Cleaning habits matter too. A small lasagna spill may seem harmless, but leave it there long enough and every future meal gets a smoky introduction. One of the best oven-care habits is cleaning little messes while they are still little. Waiting turns a wipe into a workout. A damp cloth after the oven cools is much easier than scrubbing blackened sauce while questioning every decision that led to adulthood.
The food thermometer lesson is perhaps the most useful. Before using one regularly, many cooks rely on cutting meat open, checking juice color, or guessing based on time. That leads to dry chicken, overcooked pork, and nervous hovering. A thermometer removes the drama. It gives a clear answer. Dinner becomes safer and better because you stop cooking out of fear.

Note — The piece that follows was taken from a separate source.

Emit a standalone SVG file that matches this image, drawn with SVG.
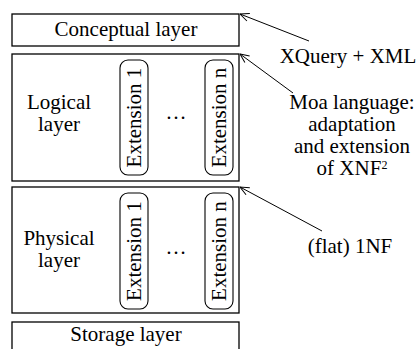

The biggest experience-based takeaway is simple: good oven habits create calmer cooking. You spend less time dealing with smoke, smells, uneven baking, stuck-on spills, and food that is either underdone or overdone. Your oven lasts longer, your meals taste better, and your kitchen feels less chaotic. Breaking these habits is not about being perfect. It is about making small changes that prevent big annoyances. Your oven will not send you a thank-you card, but your cookies might.
Conclusion: Treat Your Oven Like the Kitchen MVP
Your oven does not need fancy treatment, but it does need thoughtful use. Stop storing items inside it, skip foil on the oven floor, read the manual, keep the door closed, clean spills promptly, use the self-cleaning cycle wisely, and check food with a thermometer. These simple oven habits can improve safety, reduce energy waste, protect the appliance, and make your cooking more reliable.
The best part is that none of these changes are complicated. They are small upgrades to everyday behavior. Once they become routine, you will wonder why you ever treated your oven like a storage closet, smoke machine, guessing game, and cleaning problem all at once.
Note: This article is based on widely accepted oven safety, food safety, energy-efficiency, and appliance-care guidance from reputable U.S. consumer safety, fire safety, food safety, energy, home care, and major appliance resources.